Sama halnya untuk barang lain, misalnya televisi. Dengan harga jual senilai Rp5 juta, PPN yang dibebankan dengan tarif 11% adalah Rp550.000, sementara dengan tarif 12% menjadi Rp600.000.
Total harga yang harus dibayar konsumen naik dari Rp5,55 juta menjadi Rp5,6 juta atau berselisih 0,9%.
“Kenaikan tarif PPN dari 11% menjadi 12% tidak berdampak signifikan terhadap harga barang dan jasa,” ujar Dwi, dalam keterangan, dikutip dari Antara, Selasa (24/12).
Kantong masyarakat
Pemerintah sejatinya menetapkan kenaikan upah minumum provinsi (UMP) sebesar 6,5% yang resmi berlaku 1 Januari 2025. Namun, Direktur Next Policy, Yusuf Wibisono menyebut bertambahnya upah tersebut akan tergerus kenaikan PPN 12%. Dus, daya beli masyarakat tetap tertekan.
“Jika tarif PPN 12% diterapkan bersamaan dengan kenaikan harga layanan publik seperti Kereta Rel Listrik (KRL) dan potongan wajib Tabungan Perumahan Rakyat (Tapera), maka daya beli buruh tetap akan tertekan, meski UMP naik,” ujar Yusuf kepada Alinea.id, Jumat (20/12).
Data menunjukkan rata-rata kenaikan UMP pada 2025 sebesar 6,5% masih lebih baik dibandingkan tahun sebelumnya.
Namun, Yusuf menilai kenaikan UMP ini belum cukup untuk mengimbangi inflasi yang diperkirakan bisa mencapai 4% pada 2025 akibat tekanan harga global dan kenaikan tarif PPN. Bahkan, selama 2021 hingga 2024, kenaikan UMP tidak mampu melampaui kenaikan garis kemiskinan.
“Kesejahteraan buruh kelas bawah terus merosot karena kenaikan UMP yang tidak progresif dan berbagai beban tambahan seperti pajak dan pungutan wajib lainnya,” kata Yusuf.
Yusuf mengatakan beban pajak seharusnya tidak memipis kenaikan upah. Caranya, pemerintah menyediakan subsidi langsung untuk kelompok masyarakat yang paling rentan terhadap kenaikan tarif PPN. Lalu memberikan insentif fiskal kepada pelaku industri yang terdampak, terutama sektor padat karya, dan menjaga inflasi agar tetap terkendali melalui stabilisasi harga energi dan bahan pangan.
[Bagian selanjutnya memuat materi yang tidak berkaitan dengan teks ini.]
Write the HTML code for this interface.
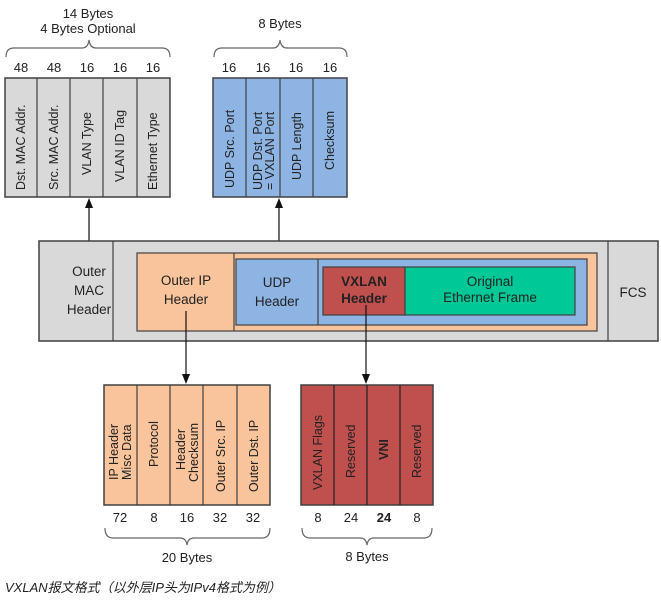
<!DOCTYPE html>
<html><head><meta charset="utf-8"><style>
body{margin:0;background:#fff}
svg{display:block;font-family:"Liberation Sans","Noto Sans CJK SC",sans-serif}
text{fill:#222}
</style></head><body>
<svg width="661" height="600" viewBox="0 0 661 600">

<!-- Top left MAC -->
<g>
<text x="88" y="18" text-anchor="middle" font-size="13">14 Bytes</text>
<text x="88" y="33" text-anchor="middle" font-size="13">4 Bytes Optional</text>
<path d="M6,57 Q6,48 14,48 L82,48 Q88,48 89,40 Q90,48 96,48 L162,48 Q170,48 170,57" fill="none" stroke="#666" stroke-width="1.2"/>
<rect x="5" y="78" width="165" height="119" fill="#d9d9d9" stroke="#404040" stroke-width="1.5"/>
<g stroke="#404040" stroke-width="1.2"><line x1="37" y1="78" x2="37" y2="197"/><line x1="70" y1="78" x2="70" y2="197"/><line x1="103" y1="78" x2="103" y2="197"/><line x1="137" y1="78" x2="137" y2="197"/></g>
<g font-size="13" text-anchor="middle">
<text x="21" y="72">48</text><text x="54" y="72">48</text><text x="87" y="72">16</text><text x="120" y="72">16</text><text x="153" y="72">16</text>
</g>
<g font-size="12.5">
<text transform="translate(25,190) rotate(-90)">Dst. MAC Addr.</text>
<text transform="translate(58,190) rotate(-90)">Src. MAC Addr.</text>
<text transform="translate(91,175) rotate(-90)">VLAN Type</text>
<text transform="translate(124,182) rotate(-90)">VLAN ID Tag</text>
<text transform="translate(157,190) rotate(-90)">Ethernet Type</text>
</g>
</g>

<!-- UDP fields -->
<g>
<text x="280" y="28" text-anchor="middle" font-size="13">8 Bytes</text>
<path d="M214,57 Q214,48 222,48 L273,48 Q279,48 280,40 Q281,48 287,48 L339,48 Q347,48 347,57" fill="none" stroke="#666" stroke-width="1.2"/>
<rect x="213" y="78" width="134" height="119" fill="#8eb4e3" stroke="#404040" stroke-width="1.5"/>
<g stroke="#404040" stroke-width="1.2"><line x1="246" y1="78" x2="246" y2="197"/><line x1="280" y1="78" x2="280" y2="197"/><line x1="313" y1="78" x2="313" y2="197"/></g>
<g font-size="13" text-anchor="middle">
<text x="229" y="72">16</text><text x="263" y="72">16</text><text x="296" y="72">16</text><text x="330" y="72">16</text>
</g>
<g font-size="12.5">
<text transform="translate(234,188) rotate(-90)">UDP Src. Port</text>
<text transform="translate(262,190) rotate(-90)">UDP Dst. Port</text>
<text transform="translate(274,190) rotate(-90)">= VXLAN Port</text>
<text transform="translate(301,180) rotate(-90)">UDP Length</text>
<text transform="translate(334,170) rotate(-90)">Checksum</text>
</g>
</g>

<!-- arrows up -->
<g>
<line x1="89" y1="241" x2="89" y2="206" stroke="#111" stroke-width="1.2"/>
<polygon points="89,198 85,208 93,208" fill="#111"/>
</g>
<g>
<line x1="279" y1="262" x2="279" y2="206" stroke="#111" stroke-width="1.2"/>
<polygon points="279,198 275,208 283,208" fill="#111"/>
</g>

<!-- Main frame -->
<g>
<rect x="39" y="241" width="619" height="100" fill="#d9d9d9" stroke="#404040" stroke-width="1.5"/>
<line x1="113" y1="241" x2="113" y2="341" stroke="#404040" stroke-width="1.2"/>
<line x1="608" y1="241" x2="608" y2="341" stroke="#404040" stroke-width="1.2"/>
<text x="89" y="276" text-anchor="middle" font-size="13.5">Outer</text>
<text x="89" y="295" text-anchor="middle" font-size="13.5">MAC</text>
<text x="89" y="314" text-anchor="middle" font-size="13.5">Header</text>
<text x="633" y="297" text-anchor="middle" font-size="13.5">FCS</text>
<rect x="137" y="253" width="460" height="78" fill="#f9c39b" stroke="#404040" stroke-width="1.2"/>
<line x1="234" y1="253" x2="234" y2="331" stroke="#404040" stroke-width="1.2"/>
<text x="186" y="285" text-anchor="middle" font-size="13.5">Outer IP</text>
<text x="186" y="304" text-anchor="middle" font-size="13.5">Header</text>
<rect x="236" y="259" width="351" height="66" fill="#8eb4e3" stroke="#404040" stroke-width="1.2"/>
<line x1="318" y1="259" x2="318" y2="325" stroke="#404040" stroke-width="1.2"/>
<text x="277" y="287" text-anchor="middle" font-size="13.5">UDP</text>
<text x="277" y="306" text-anchor="middle" font-size="13.5">Header</text>
<rect x="323" y="267" width="82" height="48" fill="#c0504d" stroke="#404040" stroke-width="1.2"/>
<rect x="405" y="267" width="170" height="48" fill="#00c896" stroke="#404040" stroke-width="1.2"/>
<text x="364" y="286" text-anchor="middle" font-size="13.5" font-weight="bold">VXLAN</text>
<text x="364" y="303" text-anchor="middle" font-size="13.5" font-weight="bold">Header</text>
<text x="490" y="286" text-anchor="middle" font-size="13.5">Original</text>
<text x="490" y="302" text-anchor="middle" font-size="13.5">Ethernet Frame</text>
</g>

<!-- arrows down -->
<g>
<line x1="186" y1="311" x2="186" y2="376" stroke="#111" stroke-width="1.2"/>
<polygon points="186,384 182,374 190,374" fill="#111"/>
</g>
<g>
<line x1="366" y1="305" x2="366" y2="376" stroke="#111" stroke-width="1.2"/>
<polygon points="366,384 362,374 370,374" fill="#111"/>
</g>

<!-- IP fields -->
<g>
<rect x="104" y="385" width="166" height="120" fill="#f9c39b" stroke="#404040" stroke-width="1.5"/>
<g stroke="#404040" stroke-width="1.2"><line x1="137" y1="385" x2="137" y2="505"/><line x1="170" y1="385" x2="170" y2="505"/><line x1="203" y1="385" x2="203" y2="505"/><line x1="237" y1="385" x2="237" y2="505"/></g>
<g font-size="12.5">
<text transform="translate(118,480) rotate(-90)">IP Header</text>
<text transform="translate(131,480) rotate(-90)">Misc Data</text>
<text transform="translate(158,467) rotate(-90)">Protocol</text>
<text transform="translate(185,470) rotate(-90)">Header</text>
<text transform="translate(198,482) rotate(-90)">Checksum</text>
<text transform="translate(225,492) rotate(-90)">Outer Src. IP</text>
<text transform="translate(258,492) rotate(-90)">Outer Dst. IP</text>
</g>
<g font-size="13" text-anchor="middle">
<text x="120" y="522">72</text><text x="154" y="522">8</text><text x="187" y="522">16</text><text x="220" y="522">32</text><text x="253" y="522">32</text>
</g>
<path d="M105,528 Q105,538 113,538 L180,538 Q186,538 187,545 Q188,538 194,538 L262,538 Q270,538 270,528" fill="none" stroke="#666" stroke-width="1.2"/>
<text x="187" y="562" text-anchor="middle" font-size="13">20 Bytes</text>
</g>

<!-- VXLAN fields -->
<g>
<rect x="301" y="385" width="132" height="120" fill="#c0504d" stroke="#404040" stroke-width="1.5"/>
<g stroke="#222" stroke-width="1.2"><line x1="334" y1="385" x2="334" y2="505"/><line x1="367" y1="385" x2="367" y2="505"/><line x1="400" y1="385" x2="400" y2="505"/></g>
<g font-size="12.5">
<text transform="translate(322,490) rotate(-90)">VXLAN Flags</text>
<text transform="translate(355,478) rotate(-90)">Reserved</text>
<text transform="translate(388,460) rotate(-90)" font-weight="bold">VNI</text>
<text transform="translate(421,478) rotate(-90)">Reserved</text>
</g>
<g font-size="13" text-anchor="middle">
<text x="318" y="522">8</text><text x="351" y="522">24</text><text x="384" y="522" font-weight="bold">24</text><text x="417" y="522">8</text>
</g>
<path d="M302,528 Q302,538 310,538 L360,538 Q366,538 367,545 Q368,538 374,538 L424,538 Q432,538 432,528" fill="none" stroke="#666" stroke-width="1.2"/>
<text x="367" y="561" text-anchor="middle" font-size="13">8 Bytes</text>
</g>

<text x="5" y="592" font-size="13" font-style="italic" fill="#333">VXLAN报文格式（以外层IP头为IPv4格式为例）</text>
</svg>
</body></html>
Yang harus dilakukan masyarakat
Co-Founder Tumbuh Makna (TMB), Benny Sufami mengatakan masyarakat perlu menyiapkan diri dalam menghadapi dampak optimalisasi PPN ini.
"Tantangan terbesar ada di tiga bulan pertama sebagai masa transisi, di mana harga barang cenderung naik. Stimulus pemerintah di periode ini justru menjadi sangat penting,” katanya.
Menurutnya, masyarakat perlu memperkuat literasi keuangan dengan memprioritaskan pengeluaran penting dan mengurangi biaya non-esensial. Selain itu juga perlu mencari sumber pendapatan tambahan, seperti pelatihan keterampilan yang dapat membantu meningkatkan stabilitas keuangan.
Otimalisasi PPN juga disebut dapat memengaruhi pola investasi dan daya beli masyarakat, yang berimbas pada kinerja emiten, indeks saham, serta ruang gerak kebijakan moneter.
Meski demikian, situasi ini merupakan momentum bagi masyarakat khususnya pelaku investasi untuk menyusun strategi yang lebih adaptif.
Dia bilang, masyarakat dapat memperbaiki pengelolaan anggaran dan mencari peluang untuk diversifikasi pendapatan, sementara para investor disarankan menyesuaikan strategi sesuai dengan profil risiko masing-masing.
“Bagi investor dengan profil risiko agresif, kondisi pasar saat ini menawarkan peluang menarik, seperti membeli saham dengan valuasi yang relatif murah. Sementara itu, obligasi ritel dapat menjadi pilihan ideal bagi mereka yang lebih konservatif. Dengan langkah strategis yang tepat, perubahan ini dapat dihadapi secara optimistis dan bahkan memberikan manfaat jangka panjang,” ujar Benny.